I heard many times¹ Freud and Nietzsche named together, but I personally fail to understand a deep and detailed analogy between the two, beside the fact that both were revolutionary in their work, anticipating a modern view of human nature and society.

Is there something more I'm missing?

[1] For example, this is a quote from Freud's Wikipedia article:

He read Friedrich Nietzsche as a student, and analogies between his work and that of Nietzsche were pointed out almost as soon as he developed a following.[28] In 1900, the year of Nietzsche's death, Freud bought his collected works; he told his friend, Fliess, that he hoped to find in Nietzsche's works "the words for much that remains mute in me." Later, he said he had not yet opened them.[29] Freud came to treat Nietzsche's writings "as texts to be resisted far more than to be studied."

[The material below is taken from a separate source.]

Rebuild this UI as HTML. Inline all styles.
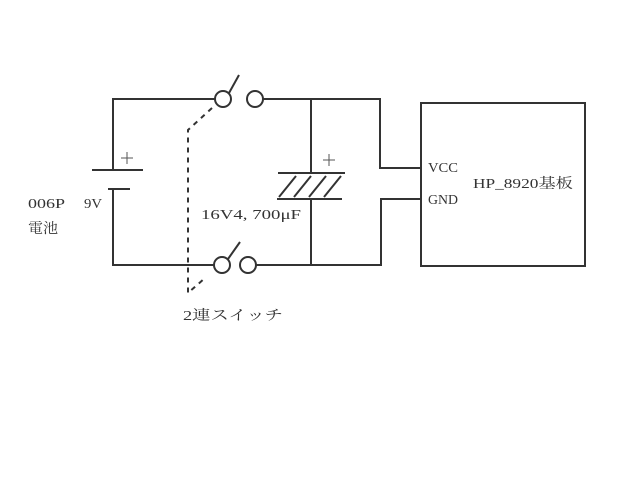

  • fashion, iconoclasticism, radicalism, etc..
    – user6917
    Jun 8 '16 at 16:15
  • greece (oedipus / dionysus)
    – user6917
    Jun 8 '16 at 16:17
  • middle brow accessibility
    – user6917
    Jun 8 '16 at 16:20
  • 3
    Because both - from very very different points of view - challenged the "rationality" of human being (and consequently: of human society) that was the ground of Western philosophy from Plato and Aristotle to Kant and Hegel. Jun 9 '16 at 7:03

Both men thought at length and wrote about depth psychology -- the idea that one should see "the human being as often divided against him or herself, with some thoughts, feelings, wishes, and memories accessible to awareness, and others hidden beneath the surface." [from http://www.pacifica.edu/about-pacifica/what-is-depth-psychology].

A somewhat superficial comparison can be made by listing similar terms and concepts both men explored in their writings, namely:

  1. the unconscious mind
  2. the repression of unacceptable feelings and thoughts
  3. repressed emotions and instinctual drives expressed in disguised ways
  4. the analysis of dreams as complex expressions of the unconscious loaded with symbolism
  5. the idea that the projection of hostile, unconscious feelings onto others is the basis of paranoid thinking

[The above list is taken from http://bjp.rcpsych.org/content/166/2/251 -- which is an abstract of an article published in The British Journal of Psychiatry February, 1995 -- "The influence of Nietzsche on Freud's ideas".]

Really, a book length study would be needed to do justice to a comparison (and, inevitably, contrast) of Nietzsche's and Freud's views of human behavior and psychology. If you care to look at some of the work which has already been done I think you could profitably begin by looking at several of Walter Kaufmann's books.

You could, for example, look at Kaufmann's Nietzsche: Philosopher, Psychologist, Antichrist. The third volume of Kaufmann's trilogy, Discovering the Mind, is devoted to Freud, Adler, and Jung, while the second volume discusses Nietzsche, Heidegger, and Buber. [Note that the later editions of the third volume, with the "new introduction by Ivan Soll", include an interesting discussion by Soll of Kaufmann's reading of Freud's various comments about Nietzsche's ideas and writings. Soll was, I believe, a student of Kaufmann's at Princeton and his writing conveys both his respect and admiration for Kaufmann while also questioning some of Kaufmann's thinking on whether or not Freud's denials of having read Nietzsche are to be accepted. In addition, a look at the index of names for the third volume will show a number of entries under "Nietzsche".]

Both Nietzsche and Freud are also discussed in a number of other books by Kaufmann. Critique of Religion and Philosophy, From Shakespeare to Existentialism, as well as the aforementioned volume 3 of Discovering the Mind are Kaufmann books in which some discussion of both men occurs, though not necessarily in the same sections. Consult the tables of contents and the indices to find such discussions.

Kaufmann was a great admirer of both Nietzsche and Freud, but he said he was neither a Nietzschean nor a Freudian. I.e. Kaufmann offered, in more than one of his published works, lengthy and detailed criticisms of some of each man's ideas.